И я, не хромая, побежал навстречу нашим здоровым, сильным, белозубым красноармейцам, розовым, как после веселой зимней бани. У них, у этих славных парней оттуда, все было: я видел горы жареного шипящего и кипящего мяса, фонтаны шкварок, груды окороков, стада сосисок. И был там хлеб — черный, белый, ситный, калачи, батоны, но больше всего черного хлеба, настоящего черного ржаного, ни с чем не сравнимого хлеба, машины, груженные хлебом, и над каждой машиной облако пара, потому что ведь зима, а хлеб свежий, только что из печки, теплый, горячий, с обжигающей корочкой.
— Пойдемте, — сказала сестра.
Я встал и пошел за сестрой, шатаясь от предчувствия победы, от счастья еще до Нового года увидеть маму сильной и красивой, какой она была до войны, и наш дом с поющими патефонами, которые мне, дураку, так раньше мешали жить.
Мы прошли коридорчик и вошли в большой школьный зал для физкультурных занятий с сохранившейся от старых времен «шведской стенкой», которую в Ленинграде давно бы разобрали на дрова. Еще какое-то мгновение в моей голове крутились чистенькие, словно растертые махровым полотенцем, орудийные стволы, и буханки хлеба, и красные знамена, и поющие патефоны. Потом я очнулся и увидел физкультурный зал, заставленный койками и носилками с ранеными.

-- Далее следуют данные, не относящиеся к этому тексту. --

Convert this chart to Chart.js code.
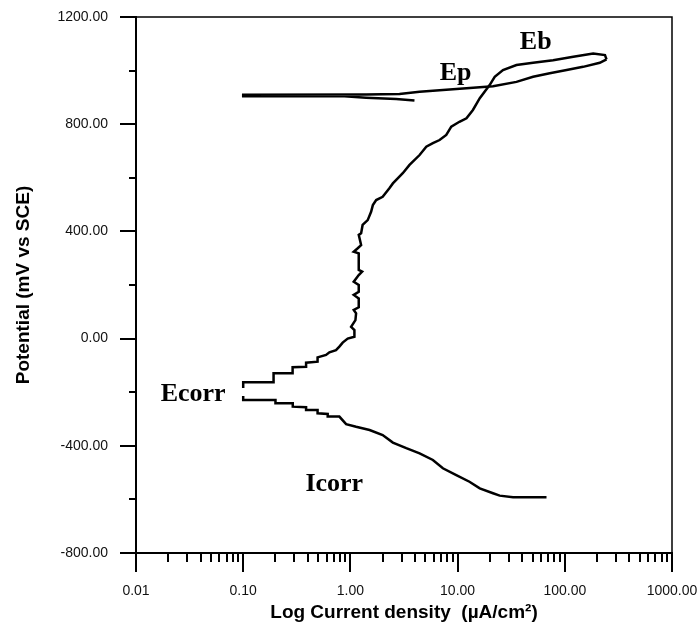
<!DOCTYPE html>
<html>
<head>
<meta charset="utf-8">
<script src="https://cdn.jsdelivr.net/npm/chart.js@4.4.1/dist/chart.umd.min.js"></script>
<style>
  html, body { margin: 0; padding: 0; background: #fff; }
  #wrap { width: 699px; height: 631px; }
</style>
</head>
<body>
<div id="wrap"><canvas id="c" width="699" height="631"></canvas></div>
<script>
// ---- Data (current density in µA/cm², potential in mV vs SCE) ----
const cathodicI = [67.5, 32.9, 24.7, 21.4, 16.1, 12.9, 9.72, 7.29, 5.88, 4.42, 3.32, 2.49, 2.0, 1.51, 1.13, 0.912, 0.789, 0.614, 0.614, 0.494, 0.494, 0.386, 0.386, 0.29, 0.29, 0.2, 0.2, 0.1, 0.1];
const cathodicE = [-592, -592, -586, -577, -559, -534, -509, -484, -453, -428, -409, -388, -360, -341, -329, -319, -291, -291, -281, -279, -266, -266, -256, -254, -241, -241, -229, -229, -214];

const anodicI = [0.1, 0.1, 0.192, 0.192, 0.289, 0.289, 0.386, 0.386, 0.494, 0.494, 0.593, 0.637, 0.734, 0.789, 0.847, 0.944, 1.09, 1.09, 1.015, 1.114, 1.13, 1.074, 1.196, 1.196, 1.074, 1.196, 1.196, 1.074, 1.196, 1.286, 1.196, 1.196, 1.074, 1.17, 1.259, 1.196, 1.259, 1.30, 1.45, 1.56, 1.62, 1.74, 2.0, 2.31, 2.49, 3.08, 3.56, 4.42, 5.10, 5.88, 6.79, 7.84, 8.73, 10.4, 12.1, 13.9, 16.1, 19.9, 22.2, 26.5, 35.4, 50.6, 77.8, 120, 184, 237, 245];
const anodicE = [-184, -163, -163, -129, -129, -107, -105, -90, -86, -70, -61, -51, -43, -30, -15, 0, 7, 32, 44, 69, 94, 107, 117, 150, 163, 175, 200, 212, 237, 250, 256, 318, 324, 337, 349, 387, 393, 424, 442, 473, 498, 517, 529, 561, 579, 617, 648, 685, 716, 729, 741, 760, 791, 809, 822, 853, 897, 946, 977, 1002, 1021, 1029, 1039, 1052, 1064, 1058, 1042];

const reverseI = [245, 212, 148, 104, 72.4, 50.6, 35.4, 21.4, 12.1, 6.79, 4.42, 2.87, 1.40, 0.1, 0.1, 0.879, 1.40, 2.67, 3.96];
const reverseE = [1042, 1029, 1014, 1002, 990, 977, 958, 942, 934, 927, 921, 913, 911, 910, 904, 904, 899, 894, 888];

const xMajorTicks = [0.01, 0.1, 1, 10, 100, 1000];
const yMajorTicks = [-800, -400, 0, 400, 800, 1200];
const yMinorTicks = [-600, -200, 200, 600, 1000];

const annotations = [
  { text: 'Eb',    I: 53.6,   E: 1082 },
  { text: 'Ep',    I: 9.57,   E: 965 },
  { text: 'Ecorr', I: 0.0341, E: -233 },
  { text: 'Icorr', I: 0.707,  E: -569 }
];

const toPts = (xs, ys) => xs.map((v, i) => ({ x: v, y: ys[i] }));

const lineStyle = {
  showLine: true, pointRadius: 0, borderColor: '#000', borderWidth: 2.5,
  tension: 0, fill: false
};

const decor = {
  id: 'decor',
  afterDraw(chart) {
    const { ctx, chartArea: a, scales: { x, y } } = chart;
    ctx.save();
    ctx.strokeStyle = '#000';
    ctx.lineWidth = 1.5;
    ctx.beginPath();
    ctx.moveTo(a.left, a.top);
    ctx.lineTo(a.right, a.top);
    ctx.lineTo(a.right, a.bottom);
    ctx.stroke();
    ctx.lineWidth = 2;
    ctx.beginPath();
    xMajorTicks.forEach(v => {
      const px = Math.round(x.getPixelForValue(v));
      ctx.moveTo(px, a.bottom); ctx.lineTo(px, a.bottom + 19);
    });
    for (let d = -2; d <= 2; d++) {
      for (let m = 2; m <= 9; m++) {
        const px = Math.round(x.getPixelForValue(m * Math.pow(10, d)));
        ctx.moveTo(px, a.bottom); ctx.lineTo(px, a.bottom + 9);
      }
    }
    yMajorTicks.forEach(v => {
      const py = Math.round(y.getPixelForValue(v));
      ctx.moveTo(a.left - 16, py); ctx.lineTo(a.left, py);
    });
    yMinorTicks.forEach(v => {
      const py = Math.round(y.getPixelForValue(v));
      ctx.moveTo(a.left - 7, py); ctx.lineTo(a.left, py);
    });
    ctx.stroke();
    ctx.fillStyle = '#000';
    ctx.font = 'bold 26px "Liberation Serif", "Times New Roman", serif';
    ctx.textAlign = 'center';
    ctx.textBaseline = 'alphabetic';
    annotations.forEach(t => {
      ctx.fillText(t.text, x.getPixelForValue(t.I), y.getPixelForValue(t.E));
    });
    ctx.restore();
  }
};

new Chart(document.getElementById('c'), {
  type: 'scatter',
  data: {
    datasets: [
      Object.assign({ data: toPts(cathodicI, cathodicE) }, lineStyle),
      Object.assign({ data: toPts(anodicI, anodicE) }, lineStyle),
      Object.assign({ data: toPts(reverseI, reverseE) }, lineStyle)
    ]
  },
  options: {
    responsive: false,
    animation: false,
    devicePixelRatio: 1,
    layout: { padding: { top: 17, right: 27, left: 0, bottom: 0 } },
    plugins: { legend: { display: false }, tooltip: { enabled: false } },
    scales: {
      x: {
        type: 'logarithmic',
        position: 'bottom',
        min: 0.01, max: 1000,
        grid: { display: false, drawTicks: false },
        border: { display: true, color: '#000', width: 2 },
        afterBuildTicks: s => { s.ticks = xMajorTicks.map(v => ({ value: v, major: true })); },
        afterFit: s => { s.height = 78; s.paddingLeft = 0; s.paddingRight = 0; },
        ticks: {
          autoSkip: false, maxRotation: 0, minRotation: 0,
          padding: 30, color: '#111',
          font: { family: '"Liberation Sans", Arial, sans-serif', size: 14 },
          callback: v => Number(v).toFixed(2)
        },
        title: {
          display: true, text: 'Log Current density  (µA/cm²)', color: '#000',
          font: { family: '"Liberation Sans", Arial, sans-serif', size: 19, weight: 'bold' },
          padding: { top: 0, bottom: 7 }
        }
      },
      y: {
        position: 'left',
        min: -800, max: 1200,
        grid: { display: false, drawTicks: false },
        border: { display: true, color: '#000', width: 2 },
        afterBuildTicks: s => { s.ticks = yMajorTicks.map(v => ({ value: v })); },
        afterFit: s => { s.width = 136; s.paddingTop = 0; s.paddingBottom = 0; },
        ticks: {
          padding: 28, color: '#111',
          font: { family: '"Liberation Sans", Arial, sans-serif', size: 14 },
          callback: v => Number(v).toFixed(2)
        },
        title: {
          display: true, text: 'Potential (mV vs SCE)', color: '#000',
          font: { family: '"Liberation Sans", Arial, sans-serif', size: 19, weight: 'bold' },
          padding: { top: 12, bottom: 0 }
        }
      }
    }
  },
  plugins: [decor]
});
</script>
</body>
</html>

Как ни странно, но здесь было тише, чем в соседней комнате, хотя все, что я там слышал — и громкие стоны, и ругань, и лязганье, — я слышал отсюда. Но там все казалось громче, может быть, потому, что я не видел, сколько людей стараются страдать молча, сколько людей сдерживают стоны, там все шумы были одинаковы, а здесь только страшно скрипела дверь.